» **To be done**:
Your task is to transcribe, without alteration, the lines from the top of the material below through the line bearing "labelsize=FS, labelcolor=TEXT)", inclusive.
+++ Data shown +++
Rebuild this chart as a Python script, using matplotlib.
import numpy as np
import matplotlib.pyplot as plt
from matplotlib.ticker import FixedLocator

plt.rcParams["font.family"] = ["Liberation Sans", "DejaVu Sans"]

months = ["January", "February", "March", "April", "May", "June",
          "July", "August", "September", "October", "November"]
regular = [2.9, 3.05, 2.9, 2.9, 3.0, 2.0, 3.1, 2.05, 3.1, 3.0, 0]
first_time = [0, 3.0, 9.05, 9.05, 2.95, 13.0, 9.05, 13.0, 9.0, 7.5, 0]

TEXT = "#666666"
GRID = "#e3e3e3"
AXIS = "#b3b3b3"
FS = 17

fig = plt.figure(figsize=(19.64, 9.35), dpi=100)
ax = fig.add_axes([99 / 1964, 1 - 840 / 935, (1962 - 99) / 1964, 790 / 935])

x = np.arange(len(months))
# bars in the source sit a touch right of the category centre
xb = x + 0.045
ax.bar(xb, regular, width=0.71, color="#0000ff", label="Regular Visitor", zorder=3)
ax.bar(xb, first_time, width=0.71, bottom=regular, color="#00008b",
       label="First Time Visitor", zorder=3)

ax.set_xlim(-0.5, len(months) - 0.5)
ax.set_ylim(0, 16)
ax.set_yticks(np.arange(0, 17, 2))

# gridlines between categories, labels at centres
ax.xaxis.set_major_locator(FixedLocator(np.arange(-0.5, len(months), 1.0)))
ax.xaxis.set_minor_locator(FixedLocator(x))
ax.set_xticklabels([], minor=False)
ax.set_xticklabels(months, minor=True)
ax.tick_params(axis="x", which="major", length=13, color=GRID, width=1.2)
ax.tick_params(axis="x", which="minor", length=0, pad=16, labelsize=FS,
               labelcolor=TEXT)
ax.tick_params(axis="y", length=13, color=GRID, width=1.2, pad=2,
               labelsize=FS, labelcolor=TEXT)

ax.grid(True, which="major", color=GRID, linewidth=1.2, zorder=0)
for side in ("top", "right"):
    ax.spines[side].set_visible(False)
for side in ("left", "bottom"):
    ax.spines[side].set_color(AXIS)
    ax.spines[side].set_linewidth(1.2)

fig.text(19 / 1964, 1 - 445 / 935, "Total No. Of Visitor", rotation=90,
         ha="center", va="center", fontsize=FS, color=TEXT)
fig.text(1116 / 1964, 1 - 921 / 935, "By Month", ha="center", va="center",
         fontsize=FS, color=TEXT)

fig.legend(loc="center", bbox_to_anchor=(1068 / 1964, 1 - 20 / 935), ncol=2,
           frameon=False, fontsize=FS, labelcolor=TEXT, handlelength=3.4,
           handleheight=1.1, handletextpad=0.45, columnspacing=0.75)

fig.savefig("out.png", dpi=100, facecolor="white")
+++
» **Exercise response**:
Rebuild this chart as a Python script, using matplotlib.
import numpy as np
import matplotlib.pyplot as plt
from matplotlib.ticker import FixedLocator

plt.rcParams["font.family"] = ["Liberation Sans", "DejaVu Sans"]

months = ["January", "February", "March", "April", "May", "June",
          "July", "August", "September", "October", "November"]
regular = [2.9, 3.05, 2.9, 2.9, 3.0, 2.0, 3.1, 2.05, 3.1, 3.0, 0]
first_time = [0, 3.0, 9.05, 9.05, 2.95, 13.0, 9.05, 13.0, 9.0, 7.5, 0]

TEXT = "#666666"
GRID = "#e3e3e3"
AXIS = "#b3b3b3"
FS = 17

fig = plt.figure(figsize=(19.64, 9.35), dpi=100)
ax = fig.add_axes([99 / 1964, 1 - 840 / 935, (1962 - 99) / 1964, 790 / 935])

x = np.arange(len(months))
# bars in the source sit a touch right of the category centre
xb = x + 0.045
ax.bar(xb, regular, width=0.71, color="#0000ff", label="Regular Visitor", zorder=3)
ax.bar(xb, first_time, width=0.71, bottom=regular, color="#00008b",
       label="First Time Visitor", zorder=3)

ax.set_xlim(-0.5, len(months) - 0.5)
ax.set_ylim(0, 16)
ax.set_yticks(np.arange(0, 17, 2))

# gridlines between categories, labels at centres
ax.xaxis.set_major_locator(FixedLocator(np.arange(-0.5, len(months), 1.0)))
ax.xaxis.set_minor_locator(FixedLocator(x))
ax.set_xticklabels([], minor=False)
ax.set_xticklabels(months, minor=True)
ax.tick_params(axis="x", which="major", length=13, color=GRID, width=1.2)
ax.tick_params(axis="x", which="minor", length=0, pad=16, labelsize=FS,
               labelcolor=TEXT)
ax.tick_params(axis="y", length=13, color=GRID, width=1.2, pad=2,
               labelsize=FS, labelcolor=TEXT)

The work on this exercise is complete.